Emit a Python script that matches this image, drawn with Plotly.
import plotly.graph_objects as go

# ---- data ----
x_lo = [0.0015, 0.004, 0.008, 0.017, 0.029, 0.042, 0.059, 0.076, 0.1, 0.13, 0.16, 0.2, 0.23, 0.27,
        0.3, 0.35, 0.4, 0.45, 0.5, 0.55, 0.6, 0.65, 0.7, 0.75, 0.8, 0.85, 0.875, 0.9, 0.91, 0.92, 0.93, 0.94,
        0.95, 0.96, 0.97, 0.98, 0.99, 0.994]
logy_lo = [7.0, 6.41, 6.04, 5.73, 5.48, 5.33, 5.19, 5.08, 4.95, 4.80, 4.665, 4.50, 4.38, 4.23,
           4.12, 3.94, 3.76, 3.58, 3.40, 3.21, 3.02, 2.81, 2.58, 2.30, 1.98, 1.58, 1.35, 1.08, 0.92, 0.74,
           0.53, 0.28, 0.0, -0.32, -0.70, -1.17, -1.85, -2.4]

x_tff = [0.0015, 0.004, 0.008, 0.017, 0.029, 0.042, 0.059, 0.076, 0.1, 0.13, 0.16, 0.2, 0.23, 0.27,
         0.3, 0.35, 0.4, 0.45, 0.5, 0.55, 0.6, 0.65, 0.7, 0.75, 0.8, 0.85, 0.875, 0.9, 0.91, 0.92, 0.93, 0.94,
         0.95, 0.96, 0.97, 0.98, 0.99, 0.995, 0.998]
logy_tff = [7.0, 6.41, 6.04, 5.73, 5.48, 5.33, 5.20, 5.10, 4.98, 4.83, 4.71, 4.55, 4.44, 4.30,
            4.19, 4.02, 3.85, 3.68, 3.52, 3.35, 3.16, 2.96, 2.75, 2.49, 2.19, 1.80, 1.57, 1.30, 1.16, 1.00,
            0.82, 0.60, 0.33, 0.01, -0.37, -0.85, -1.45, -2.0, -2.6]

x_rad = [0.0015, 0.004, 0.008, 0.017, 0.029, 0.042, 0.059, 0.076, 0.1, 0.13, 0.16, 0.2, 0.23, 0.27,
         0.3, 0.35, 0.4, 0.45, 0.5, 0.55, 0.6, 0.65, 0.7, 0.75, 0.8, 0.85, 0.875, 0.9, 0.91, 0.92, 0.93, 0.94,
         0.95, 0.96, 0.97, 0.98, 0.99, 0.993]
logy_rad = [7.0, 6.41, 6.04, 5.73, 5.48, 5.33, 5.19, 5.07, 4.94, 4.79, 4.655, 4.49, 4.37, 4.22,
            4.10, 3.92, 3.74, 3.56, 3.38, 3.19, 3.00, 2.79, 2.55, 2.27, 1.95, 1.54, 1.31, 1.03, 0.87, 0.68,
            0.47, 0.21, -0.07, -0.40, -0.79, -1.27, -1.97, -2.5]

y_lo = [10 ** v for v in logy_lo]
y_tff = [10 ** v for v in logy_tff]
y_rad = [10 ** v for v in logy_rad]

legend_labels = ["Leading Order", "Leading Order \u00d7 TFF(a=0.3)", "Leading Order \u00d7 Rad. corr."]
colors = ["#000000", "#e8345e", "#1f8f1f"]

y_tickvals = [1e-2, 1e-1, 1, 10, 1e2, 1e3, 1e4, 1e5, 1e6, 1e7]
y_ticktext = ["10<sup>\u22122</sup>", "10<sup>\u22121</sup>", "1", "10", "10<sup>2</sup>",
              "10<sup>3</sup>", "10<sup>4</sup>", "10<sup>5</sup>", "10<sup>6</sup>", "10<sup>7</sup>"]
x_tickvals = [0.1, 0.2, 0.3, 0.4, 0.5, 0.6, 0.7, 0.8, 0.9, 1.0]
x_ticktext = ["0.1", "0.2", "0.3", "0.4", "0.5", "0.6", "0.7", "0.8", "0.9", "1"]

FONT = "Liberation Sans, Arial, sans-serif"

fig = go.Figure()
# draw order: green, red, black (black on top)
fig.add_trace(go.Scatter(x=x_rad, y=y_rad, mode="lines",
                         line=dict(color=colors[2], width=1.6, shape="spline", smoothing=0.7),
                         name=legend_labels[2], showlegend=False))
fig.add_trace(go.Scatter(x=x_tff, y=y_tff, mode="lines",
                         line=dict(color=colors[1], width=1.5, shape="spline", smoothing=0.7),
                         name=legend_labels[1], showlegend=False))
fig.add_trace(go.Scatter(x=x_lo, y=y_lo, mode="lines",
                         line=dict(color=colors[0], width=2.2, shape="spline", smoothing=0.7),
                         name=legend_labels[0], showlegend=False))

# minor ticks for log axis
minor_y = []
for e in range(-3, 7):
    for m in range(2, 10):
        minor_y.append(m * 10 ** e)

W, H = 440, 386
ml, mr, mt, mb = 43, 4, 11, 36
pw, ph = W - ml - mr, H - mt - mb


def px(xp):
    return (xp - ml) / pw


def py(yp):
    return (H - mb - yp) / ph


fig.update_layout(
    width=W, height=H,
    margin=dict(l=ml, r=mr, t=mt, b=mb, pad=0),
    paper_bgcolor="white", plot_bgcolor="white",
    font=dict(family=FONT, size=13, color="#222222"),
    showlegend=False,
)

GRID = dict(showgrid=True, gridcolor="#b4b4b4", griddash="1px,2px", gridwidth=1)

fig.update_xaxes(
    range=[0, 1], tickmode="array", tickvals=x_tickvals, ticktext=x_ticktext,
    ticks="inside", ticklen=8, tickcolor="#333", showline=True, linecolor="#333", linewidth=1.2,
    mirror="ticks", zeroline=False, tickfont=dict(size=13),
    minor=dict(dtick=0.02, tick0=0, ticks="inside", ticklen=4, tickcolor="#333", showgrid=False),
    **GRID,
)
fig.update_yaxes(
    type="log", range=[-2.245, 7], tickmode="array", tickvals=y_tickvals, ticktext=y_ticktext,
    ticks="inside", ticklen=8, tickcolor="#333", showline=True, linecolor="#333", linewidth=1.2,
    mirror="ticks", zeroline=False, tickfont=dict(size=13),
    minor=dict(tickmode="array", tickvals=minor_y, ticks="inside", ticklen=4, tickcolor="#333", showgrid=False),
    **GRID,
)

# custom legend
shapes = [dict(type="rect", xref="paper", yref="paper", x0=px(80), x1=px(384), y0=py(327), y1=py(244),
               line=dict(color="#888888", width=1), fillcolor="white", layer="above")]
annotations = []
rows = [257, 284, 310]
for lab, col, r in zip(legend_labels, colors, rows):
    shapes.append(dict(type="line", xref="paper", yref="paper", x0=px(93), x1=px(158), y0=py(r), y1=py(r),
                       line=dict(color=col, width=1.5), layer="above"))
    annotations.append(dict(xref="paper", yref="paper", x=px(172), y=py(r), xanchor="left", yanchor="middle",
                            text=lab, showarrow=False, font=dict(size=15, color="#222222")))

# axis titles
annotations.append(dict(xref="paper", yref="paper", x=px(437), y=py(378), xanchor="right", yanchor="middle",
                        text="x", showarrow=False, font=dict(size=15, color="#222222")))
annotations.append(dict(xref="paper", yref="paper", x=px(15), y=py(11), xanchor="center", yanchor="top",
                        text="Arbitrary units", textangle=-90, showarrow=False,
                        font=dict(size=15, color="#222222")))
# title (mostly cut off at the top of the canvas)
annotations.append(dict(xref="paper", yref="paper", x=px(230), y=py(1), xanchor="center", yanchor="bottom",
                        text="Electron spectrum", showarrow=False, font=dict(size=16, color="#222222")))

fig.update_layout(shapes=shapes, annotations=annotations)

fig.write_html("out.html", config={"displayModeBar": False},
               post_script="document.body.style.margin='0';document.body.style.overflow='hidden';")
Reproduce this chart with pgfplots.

--------------------------------------------------

All of the entries must be written out exactly as they stand.

→ Complete output
Emit a Python script that matches this image, drawn with Plotly.
import plotly.graph_objects as go

# ---- data ----
x_lo = [0.0015, 0.004, 0.008, 0.017, 0.029, 0.042, 0.059, 0.076, 0.1, 0.13, 0.16, 0.2, 0.23, 0.27,
        0.3, 0.35, 0.4, 0.45, 0.5, 0.55, 0.6, 0.65, 0.7, 0.75, 0.8, 0.85, 0.875, 0.9, 0.91, 0.92, 0.93, 0.94,
        0.95, 0.96, 0.97, 0.98, 0.99, 0.994]
logy_lo = [7.0, 6.41, 6.04, 5.73, 5.48, 5.33, 5.19, 5.08, 4.95, 4.80, 4.665, 4.50, 4.38, 4.23,
           4.12, 3.94, 3.76, 3.58, 3.40, 3.21, 3.02, 2.81, 2.58, 2.30, 1.98, 1.58, 1.35, 1.08, 0.92, 0.74,
           0.53, 0.28, 0.0, -0.32, -0.70, -1.17, -1.85, -2.4]

x_tff = [0.0015, 0.004, 0.008, 0.017, 0.029, 0.042, 0.059, 0.076, 0.1, 0.13, 0.16, 0.2, 0.23, 0.27,
         0.3, 0.35, 0.4, 0.45, 0.5, 0.55, 0.6, 0.65, 0.7, 0.75, 0.8, 0.85, 0.875, 0.9, 0.91, 0.92, 0.93, 0.94,
         0.95, 0.96, 0.97, 0.98, 0.99, 0.995, 0.998]
logy_tff = [7.0, 6.41, 6.04, 5.73, 5.48, 5.33, 5.20, 5.10, 4.98, 4.83, 4.71, 4.55, 4.44, 4.30,
            4.19, 4.02, 3.85, 3.68, 3.52, 3.35, 3.16, 2.96, 2.75, 2.49, 2.19, 1.80, 1.57, 1.30, 1.16, 1.00,
            0.82, 0.60, 0.33, 0.01, -0.37, -0.85, -1.45, -2.0, -2.6]

x_rad = [0.0015, 0.004, 0.008, 0.017, 0.029, 0.042, 0.059, 0.076, 0.1, 0.13, 0.16, 0.2, 0.23, 0.27,
         0.3, 0.35, 0.4, 0.45, 0.5, 0.55, 0.6, 0.65, 0.7, 0.75, 0.8, 0.85, 0.875, 0.9, 0.91, 0.92, 0.93, 0.94,
         0.95, 0.96, 0.97, 0.98, 0.99, 0.993]
logy_rad = [7.0, 6.41, 6.04, 5.73, 5.48, 5.33, 5.19, 5.07, 4.94, 4.79, 4.655, 4.49, 4.37, 4.22,
            4.10, 3.92, 3.74, 3.56, 3.38, 3.19, 3.00, 2.79, 2.55, 2.27, 1.95, 1.54, 1.31, 1.03, 0.87, 0.68,
            0.47, 0.21, -0.07, -0.40, -0.79, -1.27, -1.97, -2.5]

y_lo = [10 ** v for v in logy_lo]
y_tff = [10 ** v for v in logy_tff]
y_rad = [10 ** v for v in logy_rad]

legend_labels = ["Leading Order", "Leading Order \u00d7 TFF(a=0.3)", "Leading Order \u00d7 Rad. corr."]
colors = ["#000000", "#e8345e", "#1f8f1f"]

y_tickvals = [1e-2, 1e-1, 1, 10, 1e2, 1e3, 1e4, 1e5, 1e6, 1e7]
y_ticktext = ["10<sup>\u22122</sup>", "10<sup>\u22121</sup>", "1", "10", "10<sup>2</sup>",
              "10<sup>3</sup>", "10<sup>4</sup>", "10<sup>5</sup>", "10<sup>6</sup>", "10<sup>7</sup>"]
x_tickvals = [0.1, 0.2, 0.3, 0.4, 0.5, 0.6, 0.7, 0.8, 0.9, 1.0]
x_ticktext = ["0.1", "0.2", "0.3", "0.4", "0.5", "0.6", "0.7", "0.8", "0.9", "1"]

FONT = "Liberation Sans, Arial, sans-serif"

fig = go.Figure()
# draw order: green, red, black (black on top)
fig.add_trace(go.Scatter(x=x_rad, y=y_rad, mode="lines",
                         line=dict(color=colors[2], width=1.6, shape="spline", smoothing=0.7),
                         name=legend_labels[2], showlegend=False))
fig.add_trace(go.Scatter(x=x_tff, y=y_tff, mode="lines",
                         line=dict(color=colors[1], width=1.5, shape="spline", smoothing=0.7),
                         name=legend_labels[1], showlegend=False))
fig.add_trace(go.Scatter(x=x_lo, y=y_lo, mode="lines",
                         line=dict(color=colors[0], width=2.2, shape="spline", smoothing=0.7),
                         name=legend_labels[0], showlegend=False))

# minor ticks for log axis
minor_y = []
for e in range(-3, 7):
    for m in range(2, 10):
        minor_y.append(m * 10 ** e)

W, H = 440, 386
ml, mr, mt, mb = 43, 4, 11, 36
pw, ph = W - ml - mr, H - mt - mb


def px(xp):
    return (xp - ml) / pw


def py(yp):
    return (H - mb - yp) / ph


fig.update_layout(
    width=W, height=H,
    margin=dict(l=ml, r=mr, t=mt, b=mb, pad=0),
    paper_bgcolor="white", plot_bgcolor="white",
    font=dict(family=FONT, size=13, color="#222222"),
    showlegend=False,
)

GRID = dict(showgrid=True, gridcolor="#b4b4b4", griddash="1px,2px", gridwidth=1)

fig.update_xaxes(
    range=[0, 1], tickmode="array", tickvals=x_tickvals, ticktext=x_ticktext,
    ticks="inside", ticklen=8, tickcolor="#333", showline=True, linecolor="#333", linewidth=1.2,
    mirror="ticks", zeroline=False, tickfont=dict(size=13),
    minor=dict(dtick=0.02, tick0=0, ticks="inside", ticklen=4, tickcolor="#333", showgrid=False),
    **GRID,
)
fig.update_yaxes(
    type="log", range=[-2.245, 7], tickmode="array", tickvals=y_tickvals, ticktext=y_ticktext,
    ticks="inside", ticklen=8, tickcolor="#333", showline=True, linecolor="#333", linewidth=1.2,
    mirror="ticks", zeroline=False, tickfont=dict(size=13),
    minor=dict(tickmode="array", tickvals=minor_y, ticks="inside", ticklen=4, tickcolor="#333", showgrid=False),
    **GRID,
)

# custom legend
shapes = [dict(type="rect", xref="paper", yref="paper", x0=px(80), x1=px(384), y0=py(327), y1=py(244),
               line=dict(color="#888888", width=1), fillcolor="white", layer="above")]
annotations = []
rows = [257, 284, 310]
for lab, col, r in zip(legend_labels, colors, rows):
    shapes.append(dict(type="line", xref="paper", yref="paper", x0=px(93), x1=px(158), y0=py(r), y1=py(r),
                       line=dict(color=col, width=1.5), layer="above"))
    annotations.append(dict(xref="paper", yref="paper", x=px(172), y=py(r), xanchor="left", yanchor="middle",
                            text=lab, showarrow=False, font=dict(size=15, color="#222222")))

# axis titles
annotations.append(dict(xref="paper", yref="paper", x=px(437), y=py(378), xanchor="right", yanchor="middle",
                        text="x", showarrow=False, font=dict(size=15, color="#222222")))
annotations.append(dict(xref="paper", yref="paper", x=px(15), y=py(11), xanchor="center", yanchor="top",
                        text="Arbitrary units", textangle=-90, showarrow=False,
                        font=dict(size=15, color="#222222")))
# title (mostly cut off at the top of the canvas)
annotations.append(dict(xref="paper", yref="paper", x=px(230), y=py(1), xanchor="center", yanchor="bottom",
                        text="Electron spectrum", showarrow=False, font=dict(size=16, color="#222222")))

fig.update_layout(shapes=shapes, annotations=annotations)

fig.write_html("out.html", config={"displayModeBar": False},
               post_script="document.body.style.margin='0';document.body.style.overflow='hidden';")
Reproduce this chart with pgfplots.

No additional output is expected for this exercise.